Immigration en Europe et niveaux de développement des pays émetteurs : quelles relations ?
Discutant : Jean-Christophe Dumont (OCDE)
Outre le fait qu'elles en sous-estiment le volume, les statistiques de migrations internationales offrent généralement peu de détails sur les caractéristiques des migrants. Rares sont les informations sur le niveau d'éducation, ou sur toute autre variable de capital humain. La nationalité (ou le pays de naissance) constitue la variable la mieux partagée de toutes ces statistiques, et souvent de manière très détaillée, offrant parfois une distribution des flux d'immigration par origine géographique pour la quasi-totalité des pays du monde. La disponibilité de cette information devrait en théorie permettre d'étudier les modifications dans le temps des pays émetteurs vers un pays donné, ou mieux, comparer les sources de l'immigration entre plusieurs pays. Mais sauf à se limiter aux principaux courants migratoires ou opérer des regroupements par aires géographiques souvent discutables en raison de leur hétérogénéité, l'utilisation de la richesse des séries détaillées est difficile à synthétiser. En outre, la comparaison internationale sur le critère de l'origine géographique se trouve sans objet en raison des trop grandes spécificités des flux d'immigration dans les pays récepteurs.

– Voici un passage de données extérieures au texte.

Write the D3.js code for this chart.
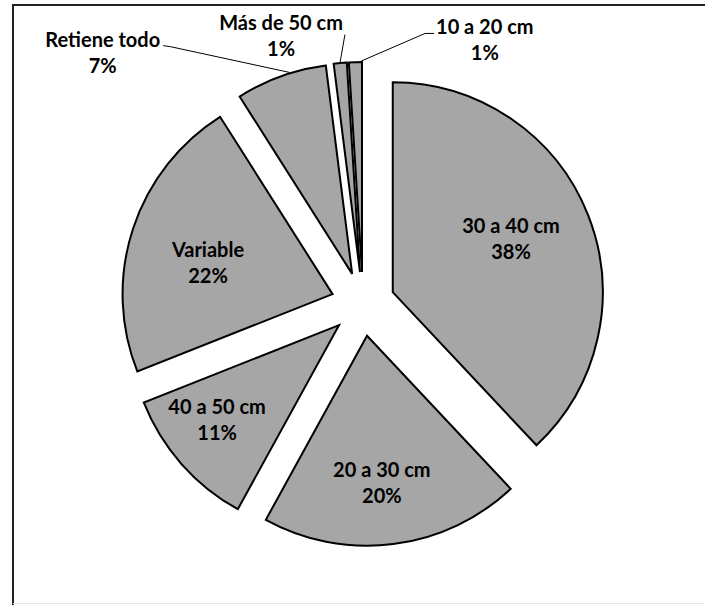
<!DOCTYPE html>
<html>
<head>
<meta charset="utf-8">
<script src="https://cdn.jsdelivr.net/npm/d3@7"></script>
<style>
  html, body { margin: 0; padding: 0; background: #fff; }
  svg { display: block; }
  text { font-family: Lato, "Open Sans", sans-serif; font-weight: 700; fill: #000; }
</style>
</head>
<body>
<script>
// ---- data ----
const categories = ["30 a 40 cm", "20 a 30 cm", "40 a 50 cm", "Variable", "Retiene todo", "Más de 50 cm", "10 a 20 cm"];
const values = [38, 20, 11, 22, 7, 1, 1];
const percentLabels = ["38%", "20%", "11%", "22%", "7%", "1%", "1%"];

// ---- layout (positions / styles) ----
const W = 705, H = 605;
const cx = 363, cy = 304, R = 210, explode = 32;
// label anchor in polar form around pie center: [angle deg, radius px]
const labelPolar = [[68.6, 159], [174.2, 186.5], [229.8, 191], [282.4, 158.7], [313.2, 357], [342.6, 274], [25.4, 284]];
// leader style: none / from right edge with elbow / from right edge straight / from left edge with elbow
const leaderStyle = [null, null, null, null, "rightElbow", "rightStraight", "leftElbow"];
// where the leader touches the slice (fraction of the slice's angular span)
const leaderFrac = [0.5, 0.5, 0.5, 0.5, 0.6, 0.5, 0.95];
const fontSize = 20, lineGap = 26;

const svg = d3.select("body").append("svg").attr("width", W).attr("height", H);

// frame
svg.append("rect").attr("x", 13).attr("y", 5).attr("width", W + 20).attr("height", H + 20)
  .attr("fill", "none").attr("stroke", "#222").attr("stroke-width", 2);
svg.append("line").attr("x1", 13).attr("x2", W).attr("y1", 603.5).attr("y2", 603.5)
  .attr("stroke", "#e6e6e6").attr("stroke-width", 1);

const pie = d3.pie().sort(null).value(d => d)(values);
const arc = d3.arc().innerRadius(0).outerRadius(R);

const g = svg.append("g").attr("transform", `translate(${cx},${cy})`);

function offsetOf(d) {
  const m = (d.startAngle + d.endAngle) / 2;
  return [explode * Math.sin(m), -explode * Math.cos(m)];
}

g.selectAll("path.slice").data(pie).enter().append("path")
  .attr("class", "slice")
  .attr("transform", d => { const o = offsetOf(d); return `translate(${o[0]},${o[1]})`; })
  .attr("d", arc)
  .attr("fill", "#a6a6a6")
  .attr("stroke", "#000")
  .attr("stroke-width", 2)
  .attr("stroke-linejoin", "miter");

// labels
const rad = Math.PI / 180;
const labels = svg.append("g");
pie.forEach((d, i) => {
  const [a, r] = labelPolar[i];
  const lx = cx + r * Math.sin(a * rad);
  const ly = cy - r * Math.cos(a * rad);
  const t = labels.append("text").attr("text-anchor", "middle").style("font-size", fontSize + "px");
  t.append("tspan").attr("x", lx).attr("y", ly - lineGap / 2).text(categories[i]);
  t.append("tspan").attr("x", lx).attr("y", ly + lineGap / 2).text(percentLabels[i]);

  const style = leaderStyle[i];
  if (style) {
    const w = t.select("tspan").node().getComputedTextLength();
    const o = offsetOf(d);
    const ang = d.startAngle + leaderFrac[i] * (d.endAngle - d.startAngle);
    const ex = cx + o[0] + (R + 1) * Math.sin(ang);
    const ey = cy + o[1] - (R + 1) * Math.cos(ang);
    const by = ly - lineGap / 2;
    let pts;
    if (style === "rightElbow") {
      const sx = lx + w / 2 + 3;
      pts = [[sx, by - 1], [sx + 7, by], [ex, ey]];
    } else if (style === "rightStraight") {
      const sx = lx + w / 2 + 2;
      pts = [[sx, by + 5], [ex, ey]];
    } else {
      const sx = lx - w / 2 - 2;
      pts = [[sx, by - 1], [sx - 9, by - 1], [ex, ey]];
    }
    svg.append("path").attr("d", d3.line()(pts)).attr("fill", "none")
      .attr("stroke", "#000").attr("stroke-width", 1);
  }
});
</script>
</body>
</html>
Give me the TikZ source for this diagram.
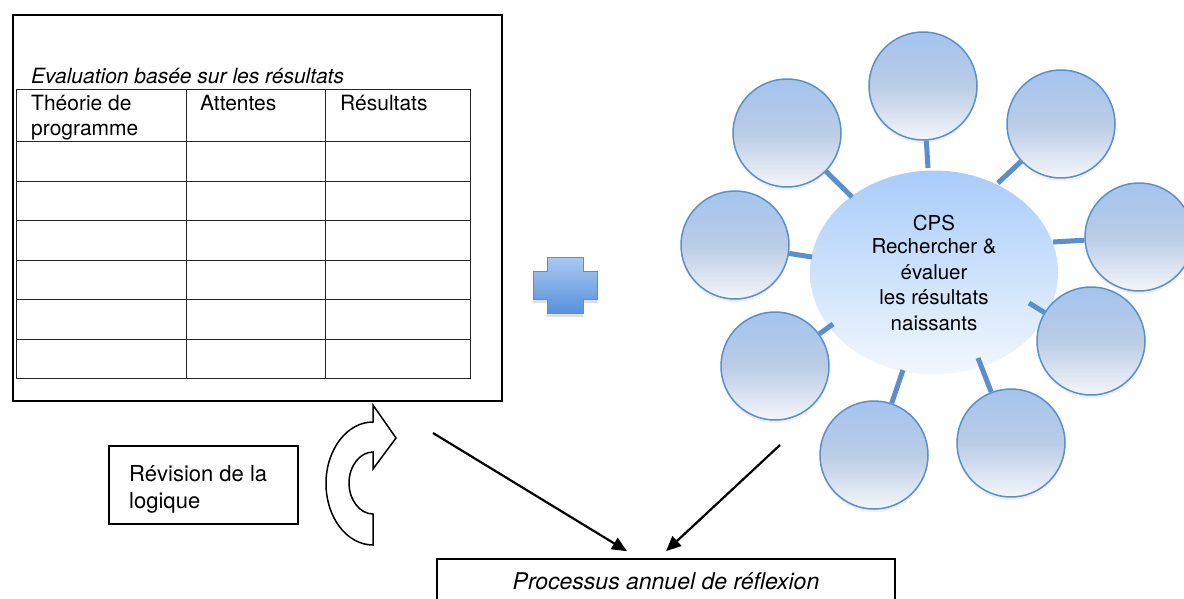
\documentclass[tikz,border=0pt]{standalone}
\usepackage{fontspec}
\setmainfont{TeX Gyre Heros}
\usetikzlibrary{shapes.geometric,arrows.meta,calc,shadows}
\definecolor{cborder}{RGB}{91,143,204}
\definecolor{ctop}{RGB}{164,196,238}
\definecolor{cmid}{RGB}{186,204,230}
\definecolor{cbot}{RGB}{243,246,251}
\definecolor{htop}{RGB}{168,204,250}
\definecolor{hbot}{RGB}{242,247,254}
\definecolor{ptop}{RGB}{170,201,243}
\definecolor{pbot}{RGB}{86,145,220}
\definecolor{pborder}{RGB}{92,142,206}
\begin{document}
\begin{tikzpicture}[x=1pt,y=-1pt,
  sat/.style={circle, draw=cborder, line width=1.5pt, minimum size=108pt, inner sep=0pt,
    top color=ctop, bottom color=cbot, middle color=cmid,
    drop shadow={opacity=0.12, shadow xshift=0pt, shadow yshift=-3pt}},
  hub/.style={ellipse, minimum width=248pt, minimum height=204pt, inner sep=0pt,
    top color=htop, bottom color=hbot, align=center,
    font=\fontsize{20.5}{25.5}\selectfont},
  stub/.style={draw=cborder, line width=5pt},
  box/.style={draw=black, line width=1.6pt, inner sep=0pt},
  tbl/.style={draw=black!85, line width=1pt},
  lbl/.style={anchor=base west, inner sep=0pt, align=left, font=\fontsize{21}{25}\selectfont},
  arr/.style={draw=black, line width=2.2pt, -{Triangle[length=15pt,width=13pt]}},
  plusshape/.style={draw=pborder, line width=1pt, top color=ptop, bottom color=pbot,
    drop shadow={opacity=0.25, shadow xshift=0pt, shadow yshift=-4pt}}
]
\fill[white] (0,0) rectangle (1184,598);
\useasboundingbox (0,0) rectangle (1184,598);

% left table box
\node[box, minimum width=489pt, minimum height=386pt, anchor=north west] (evalbox) at (12,14) {};
\node[lbl] (title) at (31,83) {\itshape Evaluation basée sur les résultats};
\draw[tbl] (16,89) rectangle (470,378);
\foreach \x in {186,325} \draw[tbl] (\x,89) -- (\x,378);
\foreach \y in {141,181,220,260,299,339} \draw[tbl] (16,\y) -- (470,\y);
\node[lbl] (h1) at (31,135) {Théorie de\\programme};
\node[lbl] (h2) at (200,110) {Attentes};
\node[lbl] (h3) at (340,110) {Résultats};

% plus sign
\draw[plusshape] (547,257) -- (583,257) -- (583,271) -- (597,271) -- (597,299) -- (583,299)
  -- (583,313) -- (547,313) -- (547,299) -- (533,299) -- (533,271) -- (547,271) -- cycle;

% curved arrow
\draw[line width=1.5pt, fill=white, line join=miter]
  (373,545) .. controls (347,545) and (326,517.5) .. (326,483.5)
  .. controls (326,449.5) and (347,422) .. (373,422)
  -- (373,405) -- (396,438) -- (373,469) -- (373,452)
  .. controls (360,452) and (349,466) .. (349,483)
  .. controls (349,500) and (360,514) .. (373,514) -- cycle;

% revision box
\node[box, minimum width=189pt, minimum height=78pt, anchor=north west] (rev) at (108,445) {};
\node[anchor=base west, inner sep=0pt, align=left, font=\fontsize{22}{27}\selectfont] (revtext)
  at ($(rev.north west)+(21,63)$) {Révision de la\\logique};

% bottom box
\node[box, minimum width=458pt, minimum height=45pt, font=\fontsize{23}{27}\selectfont] (proc)
  at (666,581.5) {\itshape Processus annuel de réflexion};

% arrows
\coordinate (a1s) at (433,433);
\coordinate (a2s) at (780,445);
\draw[arr] (a1s) -- ($(proc.north)+(-39,-7)$);
\draw[arr] (a2s) -- ($(proc.north)+(0,-7)$);

% hub and satellites
\node[hub] (hub) at (934,272.5) {\raisebox{-2pt}{CPS}\\Rechercher \&\\évaluer\\les résultats\\naissants};
\node[sat] (s1) at (923,86) {};
\node[sat] (s2) at (1061,124) {};
\node[sat] (s3) at (1139,237) {};
\node[sat] (s4) at (1091,341) {};
\node[sat] (s5) at (1011,443) {};
\node[sat] (s6) at (874,455) {};
\node[sat] (s7) at (775,366) {};
\node[sat] (s8) at (735,245) {};
\node[sat] (s9) at (787,133) {};
\coordinate (e1) at (928,168);
\coordinate (e2) at (998,183);
\coordinate (e3) at (1053,242);
\coordinate (e4) at (1029,303);
\coordinate (e5) at (978,358);
\coordinate (e6) at (903,370);
\coordinate (e7) at (833,324);
\coordinate (e8) at (812,257);
\coordinate (e9) at (852,197);
\foreach \i in {1,...,9} \draw[stub] (s\i) -- (e\i);
\end{tikzpicture}
\end{document}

Pour surmonter ces difficultés d'analyse, l'idée ici développée est d'associer les statistiques d'immigration étrangère par pays de nationalité avec des indicateurs de développement des pays émetteurs: taux de mortalité infantile, taux d'analphabétisme, indice de développement humain ou encore fréquence des mariages précoces, tous ces indicateurs étant disponibles pour un large éventail de pays. En pratique, cela revient pour chacun des pays d'immigration étudié à pondérer ces indicateurs par les effectifs des flux correspondants. La liste des courants migratoires se trouve ainsi résumée en une valeur synthétique. De telles mesures n'ont bien sûr pas la prétention de qualifier les immigrants eux-mêmes en raison du caractère sélectif des migrations (le migrant n'est pas un individu moyen parmi les siens). Néanmoins, cette méthode permet de repérer les grands clivages socio-économiques des flux d'immigration qui se dirigent vers les divers pays européens.
L'objectif de ce travail est triple: 1) comparer l'immigration des pays tiers des Etats membres de l'UE15; 2) montrer leur évolution au fil du temps; 3) s'intéresser plus particulièrement aux caractéristiques des pays de provenance des migrations féminines.
Les résultats montrent que, par rapport aux autres pays de l'UE, la France accueille les immigrants des pays les moins développés, au même titre que le Portugal ou les Pays-Bas. A l'inverse, le Royaume-Uni et les pays germaniques sont classés aux premiers rangs, l'Italie, l'Espagne et les pays nordiques étant dans une position intermédiaire. La situation des vingt dernières années laisse transparaître des tendances d'évolution très hétérogènes selon les pays. Ces résultats seront complétés par les différences entre flux féminins et masculins.